State only the count of lines in the listing below that hold "this".

--

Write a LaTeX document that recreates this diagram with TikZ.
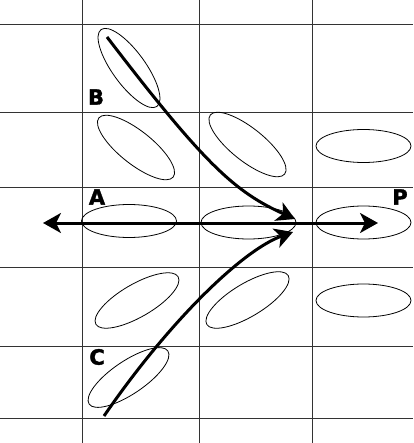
\documentclass[tikz,border=0pt]{standalone}
\usepackage{fontspec}
\newfontfamily\tagfont[FakeBold=1.6]{DejaVu Sans Bold}
\usetikzlibrary{shapes.geometric,arrows.meta}
\begin{document}
\begin{tikzpicture}[x=1pt,y=-1pt,
   >={Stealth[length=18pt,width=20pt,inset=5pt]},
   cell/.style={draw,ellipse,inner sep=0pt,minimum width=95pt,minimum height=33pt,line width=0.8pt},
   tag/.style={font=\fontsize{21}{21}\selectfont\tagfont,inner sep=0pt},
   flow/.style={line width=3pt}]
   \useasboundingbox (0,0) rectangle (413,443);
   \foreach \x in {82,199,312} \draw[line width=0.8pt,black!80] (\x,0) -- (\x,443);
   \foreach \y in {24,112,187,267,346,418} \draw[line width=0.8pt,black!80] (0,\y) -- (413,\y);
   \node[cell,rotate=-54] (eB) at (129,68) {};
   \node[cell,rotate=-38.5] (e21) at (136,147.5) {};
   \node[cell,rotate=-38.5] (e22) at (247.5,144.5) {};
   \node[cell] (e23) at (363.5,146) {};
   \node[cell] (e31) at (129,221) {};
   \node[cell] (e32) at (248.5,222.5) {};
   \node[cell] (e33) at (363.5,222.5) {};
   \node[cell,rotate=30] (e41) at (137,300.5) {};
   \node[cell,rotate=31] (e42) at (247.5,300) {};
   \node[cell] (e43) at (363.5,300.5) {};
   \node[cell,rotate=34] (eC) at (128.5,377.5) {};
   \node[tag] (lblA) at (97,197) {A};
   \node[tag] (lblB) at (96,97) {B};
   \node[tag] (lblC) at (97,357) {C};
   \node[tag] (lblP) at (400,197) {P};
   \coordinate (aend) at (43,223);
   \coordinate (pend) at (378,223);
   \coordinate (bstart) at (107,37);
   \coordinate (btip) at (295,219);
   \coordinate (cstart) at (104,416);
   \coordinate (ctip) at (293,232);
   \draw[flow,<->] (aend) -- (pend);
   \draw[flow,->] (bstart) .. controls (205,165) and (235,192) .. (btip);
   \draw[flow,->] (cstart) .. controls (170,320) and (243,250) .. (ctip);
\end{tikzpicture}
\end{document}
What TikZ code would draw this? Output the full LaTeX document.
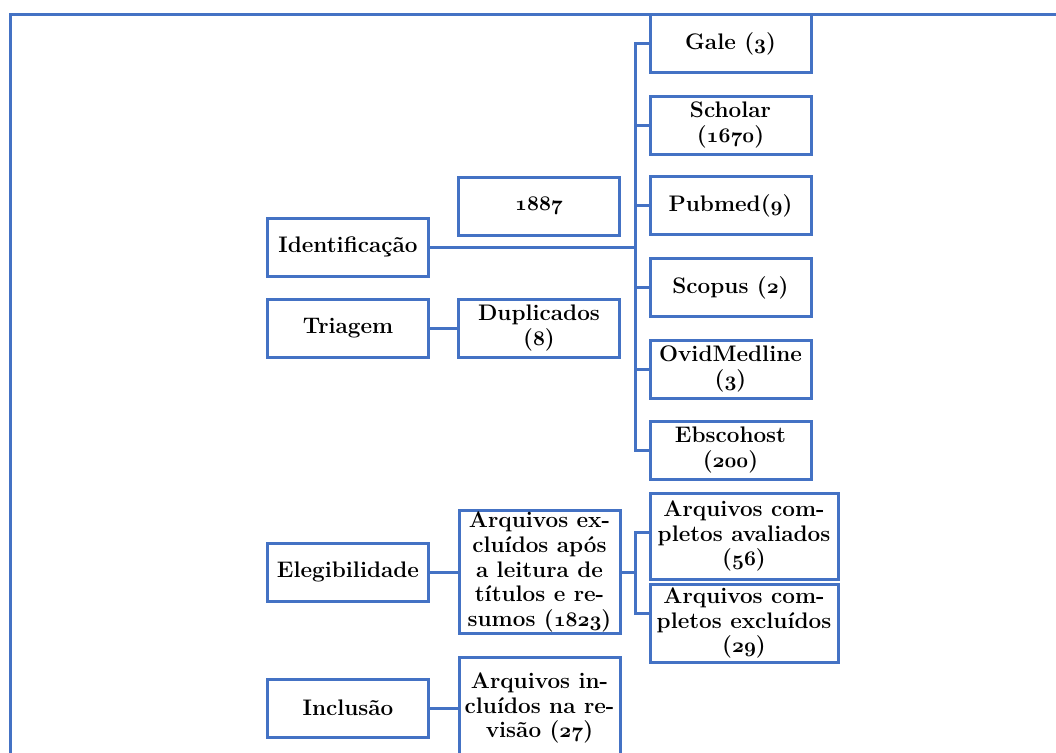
\documentclass[tikz,border=0pt]{standalone}
\definecolor{boxblue}{RGB}{68,114,196}
\newcommand{\osn}[1]{{\usefont{OML}{cmm}{b}{it}#1}}

\begin{document}
\begin{tikzpicture}[x=1pt, y=-1pt,
  box/.style={draw=boxblue, line width=3pt, fill=white, align=center,
    inner sep=0pt, minimum width=161pt, minimum height=58pt,
    font=\bfseries\fontsize{22.5}{24.6}\selectfont},
  link/.style={draw=boxblue, line width=3pt}]
  \useasboundingbox (0,0) rectangle (1056,752);
  \clip (0,0) rectangle (1056,752);

  % Outer frame
  \draw[link] (10,15) rectangle (1100,800);

  % Sources
  \node[box] (gale) at (730.5,43.5) {Gale (\osn{3})};
  \node[box] (scholar) at (730.5,125) {Scholar\\(\osn{1670})};
  \node[box] (pubmed) at (730.5,205.5) {Pubmed(\osn{9})};
  \node[box] (scopus) at (730.5,287.5) {Scopus (\osn{2})};
  \node[box] (ovid) at (730.5,369) {OvidMedline\\(\osn{3})};
  \node[box] (ebsco) at (730.5,450) {Ebscohost\\(\osn{200})};

  % Stages
  \node[box] (ident) at (348,247) {Identificação};
  \node[box] (triagem) at (348,328) {Triagem};
  \node[box] (eleg) at (348,572) {Elegibilidade};
  \node[box] (incl) at (348,708) {Inclusão};

  % Counts
  \node[box] (total) at (539,206) {\osn{1887}};
  \node[box] (dupl) at (539,328) {Duplicados\\(\osn{8})};
  \node[box, minimum height=123pt] (excl) at (539.5,572)
    {Arquivos ex-\\cluídos após\\a leitura de\\títulos e re-\\sumos (\osn{1823})};
  \node[box, minimum height=102pt] (incluidos) at (539.5,708)
    {Arquivos in-\\cluídos na re-\\visão (\osn{27})};
  \node[box, minimum width=188pt, minimum height=86pt] (aval) at (744,536)
    {Arquivos com-\\pletos avaliados\\(\osn{56})};
  \node[box, minimum width=188pt, minimum height=78pt] (excomp) at (744,623)
    {Arquivos com-\\pletos excluídos\\(\osn{29})};

  % Connectors
  \coordinate (trunk) at (635,247);
  \draw[link] (ident) -- (trunk);
  \draw[link] (gale.west) -| (trunk) |- (ebsco.west);
  \foreach \src in {scholar,pubmed,scopus,ovid}
    \draw[link] (trunk |- \src) -- (\src);
  \draw[link] (triagem) -- (dupl);
  \draw[link] (eleg) -- (excl);
  \coordinate (fork) at (635,572);
  \draw[link] (excl) -- (fork);
  \draw[link] ([yshift=4pt]aval.west) -| (fork) |- ([yshift=10pt]excomp.west);
  \draw[link] (incl) -- (incluidos);
\end{tikzpicture}
\end{document}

--

- [THE OUTPUT]: 2